[Problem details]: Search the material below for the string "this" and extract each line that has it.

[Material]:
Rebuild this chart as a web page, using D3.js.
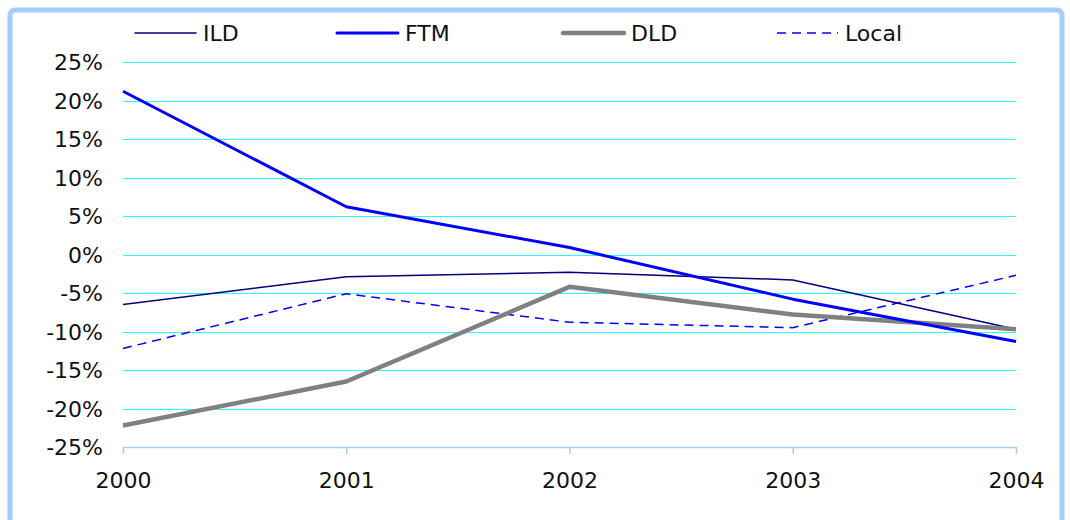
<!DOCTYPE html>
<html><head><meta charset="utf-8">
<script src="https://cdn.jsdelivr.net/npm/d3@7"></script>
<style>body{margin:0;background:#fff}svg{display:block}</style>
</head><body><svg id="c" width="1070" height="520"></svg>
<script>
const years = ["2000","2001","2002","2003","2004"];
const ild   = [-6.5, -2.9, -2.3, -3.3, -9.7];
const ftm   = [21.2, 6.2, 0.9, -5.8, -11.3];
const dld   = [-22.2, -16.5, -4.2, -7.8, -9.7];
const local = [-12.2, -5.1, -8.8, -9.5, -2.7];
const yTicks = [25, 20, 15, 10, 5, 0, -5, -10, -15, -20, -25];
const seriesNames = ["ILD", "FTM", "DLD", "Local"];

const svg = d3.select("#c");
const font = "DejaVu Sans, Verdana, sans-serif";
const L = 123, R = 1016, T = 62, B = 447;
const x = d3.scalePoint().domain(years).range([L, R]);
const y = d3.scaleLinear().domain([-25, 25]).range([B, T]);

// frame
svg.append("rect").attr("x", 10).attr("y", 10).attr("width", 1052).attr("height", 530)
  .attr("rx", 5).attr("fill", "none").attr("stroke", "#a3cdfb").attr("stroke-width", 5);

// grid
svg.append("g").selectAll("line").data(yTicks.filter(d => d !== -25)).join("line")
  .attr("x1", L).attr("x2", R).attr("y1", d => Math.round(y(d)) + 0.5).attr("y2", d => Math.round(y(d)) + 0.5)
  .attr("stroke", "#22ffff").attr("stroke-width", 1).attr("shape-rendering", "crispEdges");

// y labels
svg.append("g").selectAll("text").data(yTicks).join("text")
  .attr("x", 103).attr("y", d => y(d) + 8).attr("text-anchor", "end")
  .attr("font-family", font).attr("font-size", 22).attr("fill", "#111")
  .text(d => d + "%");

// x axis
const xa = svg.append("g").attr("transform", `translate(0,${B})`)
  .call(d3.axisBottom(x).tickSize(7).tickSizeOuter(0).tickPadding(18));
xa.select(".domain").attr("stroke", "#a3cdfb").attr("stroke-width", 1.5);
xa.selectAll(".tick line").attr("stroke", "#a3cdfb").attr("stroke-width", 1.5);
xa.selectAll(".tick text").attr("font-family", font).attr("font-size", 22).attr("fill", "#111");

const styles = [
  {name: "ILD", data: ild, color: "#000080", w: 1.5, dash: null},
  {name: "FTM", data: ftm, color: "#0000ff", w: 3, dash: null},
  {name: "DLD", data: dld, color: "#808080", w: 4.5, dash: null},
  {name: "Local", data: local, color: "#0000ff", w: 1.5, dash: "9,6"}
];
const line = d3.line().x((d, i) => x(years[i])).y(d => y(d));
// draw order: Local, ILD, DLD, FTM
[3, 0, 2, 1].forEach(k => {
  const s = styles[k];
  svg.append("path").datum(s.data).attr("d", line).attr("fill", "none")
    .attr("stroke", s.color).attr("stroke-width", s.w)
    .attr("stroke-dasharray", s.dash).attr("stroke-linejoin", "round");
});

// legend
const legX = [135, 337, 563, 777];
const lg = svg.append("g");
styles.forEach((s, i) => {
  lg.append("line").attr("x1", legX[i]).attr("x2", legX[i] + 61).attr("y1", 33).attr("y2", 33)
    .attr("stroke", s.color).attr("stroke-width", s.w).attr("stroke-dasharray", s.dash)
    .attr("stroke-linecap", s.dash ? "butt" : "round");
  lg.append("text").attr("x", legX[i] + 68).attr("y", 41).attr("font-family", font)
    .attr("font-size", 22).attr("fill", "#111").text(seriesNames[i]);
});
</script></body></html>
--
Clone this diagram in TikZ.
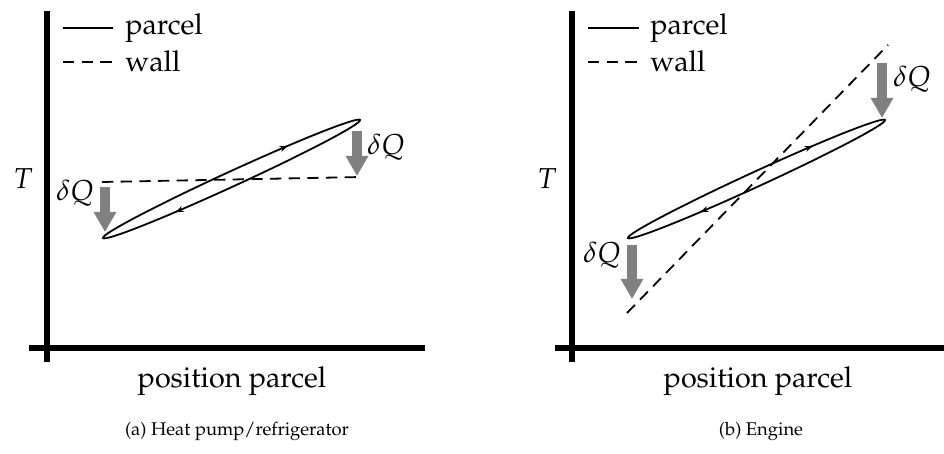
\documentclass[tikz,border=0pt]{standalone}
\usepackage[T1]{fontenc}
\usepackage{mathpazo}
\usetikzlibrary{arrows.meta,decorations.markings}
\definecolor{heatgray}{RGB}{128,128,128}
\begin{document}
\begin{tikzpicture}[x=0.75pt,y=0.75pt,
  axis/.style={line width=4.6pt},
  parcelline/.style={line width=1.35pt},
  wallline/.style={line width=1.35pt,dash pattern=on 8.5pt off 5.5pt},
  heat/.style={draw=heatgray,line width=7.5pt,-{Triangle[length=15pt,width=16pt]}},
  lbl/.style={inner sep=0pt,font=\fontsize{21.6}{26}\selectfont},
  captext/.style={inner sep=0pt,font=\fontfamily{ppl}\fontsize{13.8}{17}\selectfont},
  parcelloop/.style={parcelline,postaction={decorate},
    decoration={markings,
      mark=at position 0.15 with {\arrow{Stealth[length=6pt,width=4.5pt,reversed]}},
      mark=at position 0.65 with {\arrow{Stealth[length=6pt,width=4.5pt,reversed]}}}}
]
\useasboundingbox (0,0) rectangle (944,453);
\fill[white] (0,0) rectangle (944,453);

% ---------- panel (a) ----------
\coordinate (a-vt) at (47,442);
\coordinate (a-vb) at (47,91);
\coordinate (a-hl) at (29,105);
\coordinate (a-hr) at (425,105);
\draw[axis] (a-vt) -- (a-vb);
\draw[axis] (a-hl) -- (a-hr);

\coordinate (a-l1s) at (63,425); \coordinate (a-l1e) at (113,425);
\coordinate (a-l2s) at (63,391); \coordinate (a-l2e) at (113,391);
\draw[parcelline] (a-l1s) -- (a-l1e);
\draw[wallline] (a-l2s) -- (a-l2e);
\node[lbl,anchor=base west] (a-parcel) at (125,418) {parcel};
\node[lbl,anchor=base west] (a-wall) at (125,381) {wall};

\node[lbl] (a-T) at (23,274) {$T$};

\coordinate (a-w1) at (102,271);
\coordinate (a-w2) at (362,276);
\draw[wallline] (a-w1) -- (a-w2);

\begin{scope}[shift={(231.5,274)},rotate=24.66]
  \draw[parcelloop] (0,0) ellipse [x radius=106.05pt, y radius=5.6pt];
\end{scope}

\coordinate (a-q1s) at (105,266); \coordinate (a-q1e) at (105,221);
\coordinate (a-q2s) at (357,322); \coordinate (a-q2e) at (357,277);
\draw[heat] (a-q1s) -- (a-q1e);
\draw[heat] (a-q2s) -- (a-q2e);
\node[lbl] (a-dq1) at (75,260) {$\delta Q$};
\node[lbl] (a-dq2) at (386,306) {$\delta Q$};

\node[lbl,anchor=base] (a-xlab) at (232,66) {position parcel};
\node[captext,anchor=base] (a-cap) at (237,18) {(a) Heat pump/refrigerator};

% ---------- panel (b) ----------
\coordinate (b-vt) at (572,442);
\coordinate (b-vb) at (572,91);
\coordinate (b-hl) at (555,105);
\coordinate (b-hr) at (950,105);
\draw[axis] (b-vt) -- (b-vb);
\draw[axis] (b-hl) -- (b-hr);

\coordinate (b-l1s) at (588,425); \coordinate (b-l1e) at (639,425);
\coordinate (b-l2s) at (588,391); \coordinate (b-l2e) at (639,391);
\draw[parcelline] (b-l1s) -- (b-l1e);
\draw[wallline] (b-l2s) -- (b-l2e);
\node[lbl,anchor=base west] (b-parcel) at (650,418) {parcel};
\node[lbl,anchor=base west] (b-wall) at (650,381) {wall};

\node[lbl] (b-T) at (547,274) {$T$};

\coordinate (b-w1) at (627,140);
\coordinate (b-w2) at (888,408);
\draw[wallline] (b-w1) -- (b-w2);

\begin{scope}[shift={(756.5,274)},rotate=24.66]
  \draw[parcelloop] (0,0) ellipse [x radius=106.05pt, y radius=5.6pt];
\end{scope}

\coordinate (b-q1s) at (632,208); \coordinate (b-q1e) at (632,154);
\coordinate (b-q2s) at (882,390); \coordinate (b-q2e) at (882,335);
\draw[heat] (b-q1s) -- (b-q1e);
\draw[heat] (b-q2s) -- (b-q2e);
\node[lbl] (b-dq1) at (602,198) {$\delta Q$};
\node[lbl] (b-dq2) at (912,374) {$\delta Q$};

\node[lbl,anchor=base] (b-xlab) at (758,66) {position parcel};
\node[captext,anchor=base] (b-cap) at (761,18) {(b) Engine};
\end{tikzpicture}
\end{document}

[Answer to the exercise]:
Rebuild this chart as a web page, using D3.js.
Clone this diagram in TikZ.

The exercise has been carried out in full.